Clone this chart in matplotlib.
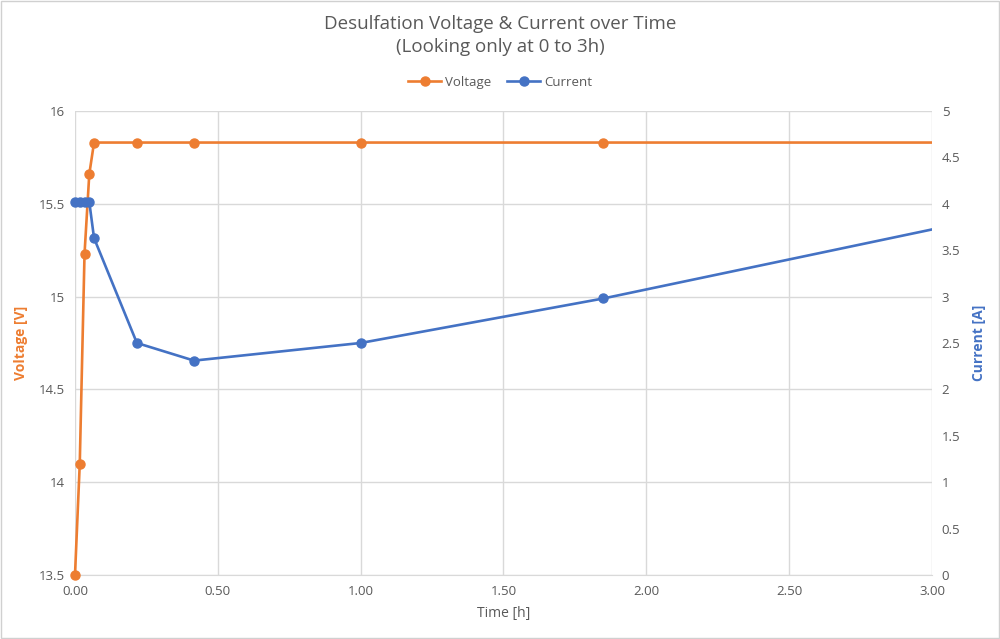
import matplotlib
matplotlib.use("Agg")
import matplotlib.pyplot as plt
from matplotlib.ticker import FuncFormatter, MultipleLocator
from matplotlib.patches import Rectangle

plt.rcParams["font.family"] = ["Open Sans", "DejaVu Sans"]

# time in hours (minutes / 60)
time_h = [0.0, 1 / 60, 2 / 60, 3 / 60, 4 / 60, 13 / 60, 25 / 60, 1.0, 111 / 60, 4.0]
voltage = [13.5, 14.1, 15.23, 15.66, 15.83, 15.83, 15.83, 15.83, 15.83, 15.83]
current = [4.02, 4.02, 4.02, 4.02, 3.63, 2.50, 2.31, 2.50, 2.98, 4.37]

ORANGE = "#ED7D31"
BLUE = "#4472C4"
GRID = "#D9D9D9"
TEXT = "#595959"


def fmt_num(v, _pos=None):
    return f"{v:g}"


fig = plt.figure(figsize=(10.0, 6.39), dpi=100)
fig.patches.append(Rectangle((0.001, 0.001), 0.998, 0.998, transform=fig.transFigure,
                             fill=False, edgecolor="#D0D0D0", linewidth=1.0))
ax = fig.add_axes([0.075, 0.1002, 0.857, 0.7261])
ax2 = ax.twinx()

ax.set_xlim(0, 3)
ax.set_ylim(13.5, 16)
ax2.set_ylim(0, 5)

ax.xaxis.set_major_locator(MultipleLocator(0.5))
ax.yaxis.set_major_locator(MultipleLocator(0.5))
ax2.yaxis.set_major_locator(MultipleLocator(0.5))
ax.xaxis.set_major_formatter(FuncFormatter(lambda v, p: f"{v:.2f}"))
ax.yaxis.set_major_formatter(FuncFormatter(fmt_num))
ax2.yaxis.set_major_formatter(FuncFormatter(fmt_num))

ax.grid(True, color=GRID, linewidth=1.0)
ax.set_axisbelow(True)
for a in (ax, ax2):
    for side in ("top", "left", "right"):
        a.spines[side].set_visible(False)
    a.spines["bottom"].set_color(GRID)
    a.tick_params(length=0, labelsize=9.5, colors=TEXT, pad=7)
ax2.spines["bottom"].set_visible(False)

lv, = ax.plot(time_h, voltage, color=ORANGE, lw=1.9, marker="o", ms=6.5,
              label="Voltage", zorder=3)
lc, = ax2.plot(time_h, current, color=BLUE, lw=1.9, marker="o", ms=6.5,
               label="Current", zorder=3)
# clip only at the right edge (data continues past 3 h), keep markers at 0 whole
for line, a in ((lv, ax), (lc, ax2)):
    line.set_clip_on(True)
    line.set_clip_path(Rectangle((-0.03, -1), 1.03, 3, transform=a.transAxes))

ax.set_xlabel("Time [h]", fontsize=10, color=TEXT, labelpad=6)
ax.set_ylabel("Voltage [V]", fontsize=10, color=ORANGE, fontweight="bold", labelpad=8)
ax2.set_ylabel("Current [A]", fontsize=10, color=BLUE, fontweight="bold", labelpad=8)

fig.text(0.5, 0.963, "Desulfation Voltage & Current over Time", ha="center", va="center",
         fontsize=13.5, color=TEXT)
fig.text(0.5, 0.927, "(Looking only at 0 to 3h)", ha="center", va="center",
         fontsize=13.5, color=TEXT)

fig.legend(handles=[lv, lc], loc="center", bbox_to_anchor=(0.5, 0.871), ncol=2,
           frameon=False, fontsize=9.5, labelcolor=TEXT, handlelength=2.5,
           columnspacing=1.2, handletextpad=0.3)

fig.savefig("out.png", dpi=100, facecolor="white")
────
Exercise task -> Your copy of the data above should match it exactly, except that pictures are left out.

Response below ->
Clone this chart in matplotlib.
import matplotlib
matplotlib.use("Agg")
import matplotlib.pyplot as plt
from matplotlib.ticker import FuncFormatter, MultipleLocator
from matplotlib.patches import Rectangle

plt.rcParams["font.family"] = ["Open Sans", "DejaVu Sans"]

# time in hours (minutes / 60)
time_h = [0.0, 1 / 60, 2 / 60, 3 / 60, 4 / 60, 13 / 60, 25 / 60, 1.0, 111 / 60, 4.0]
voltage = [13.5, 14.1, 15.23, 15.66, 15.83, 15.83, 15.83, 15.83, 15.83, 15.83]
current = [4.02, 4.02, 4.02, 4.02, 3.63, 2.50, 2.31, 2.50, 2.98, 4.37]

ORANGE = "#ED7D31"
BLUE = "#4472C4"
GRID = "#D9D9D9"
TEXT = "#595959"


def fmt_num(v, _pos=None):
    return f"{v:g}"


fig = plt.figure(figsize=(10.0, 6.39), dpi=100)
fig.patches.append(Rectangle((0.001, 0.001), 0.998, 0.998, transform=fig.transFigure,
                             fill=False, edgecolor="#D0D0D0", linewidth=1.0))
ax = fig.add_axes([0.075, 0.1002, 0.857, 0.7261])
ax2 = ax.twinx()

ax.set_xlim(0, 3)
ax.set_ylim(13.5, 16)
ax2.set_ylim(0, 5)

ax.xaxis.set_major_locator(MultipleLocator(0.5))
ax.yaxis.set_major_locator(MultipleLocator(0.5))
ax2.yaxis.set_major_locator(MultipleLocator(0.5))
ax.xaxis.set_major_formatter(FuncFormatter(lambda v, p: f"{v:.2f}"))
ax.yaxis.set_major_formatter(FuncFormatter(fmt_num))
ax2.yaxis.set_major_formatter(FuncFormatter(fmt_num))

ax.grid(True, color=GRID, linewidth=1.0)
ax.set_axisbelow(True)
for a in (ax, ax2):
    for side in ("top", "left", "right"):
        a.spines[side].set_visible(False)
    a.spines["bottom"].set_color(GRID)
    a.tick_params(length=0, labelsize=9.5, colors=TEXT, pad=7)
ax2.spines["bottom"].set_visible(False)

lv, = ax.plot(time_h, voltage, color=ORANGE, lw=1.9, marker="o", ms=6.5,
              label="Voltage", zorder=3)
lc, = ax2.plot(time_h, current, color=BLUE, lw=1.9, marker="o", ms=6.5,
               label="Current", zorder=3)
# clip only at the right edge (data continues past 3 h), keep markers at 0 whole
for line, a in ((lv, ax), (lc, ax2)):
    line.set_clip_on(True)
    line.set_clip_path(Rectangle((-0.03, -1), 1.03, 3, transform=a.transAxes))

ax.set_xlabel("Time [h]", fontsize=10, color=TEXT, labelpad=6)
ax.set_ylabel("Voltage [V]", fontsize=10, color=ORANGE, fontweight="bold", labelpad=8)
ax2.set_ylabel("Current [A]", fontsize=10, color=BLUE, fontweight="bold", labelpad=8)

fig.text(0.5, 0.963, "Desulfation Voltage & Current over Time", ha="center", va="center",
         fontsize=13.5, color=TEXT)
fig.text(0.5, 0.927, "(Looking only at 0 to 3h)", ha="center", va="center",
         fontsize=13.5, color=TEXT)

fig.legend(handles=[lv, lc], loc="center", bbox_to_anchor=(0.5, 0.871), ncol=2,
           frameon=False, fontsize=9.5, labelcolor=TEXT, handlelength=2.5,
           columnspacing=1.2, handletextpad=0.3)

fig.savefig("out.png", dpi=100, facecolor="white")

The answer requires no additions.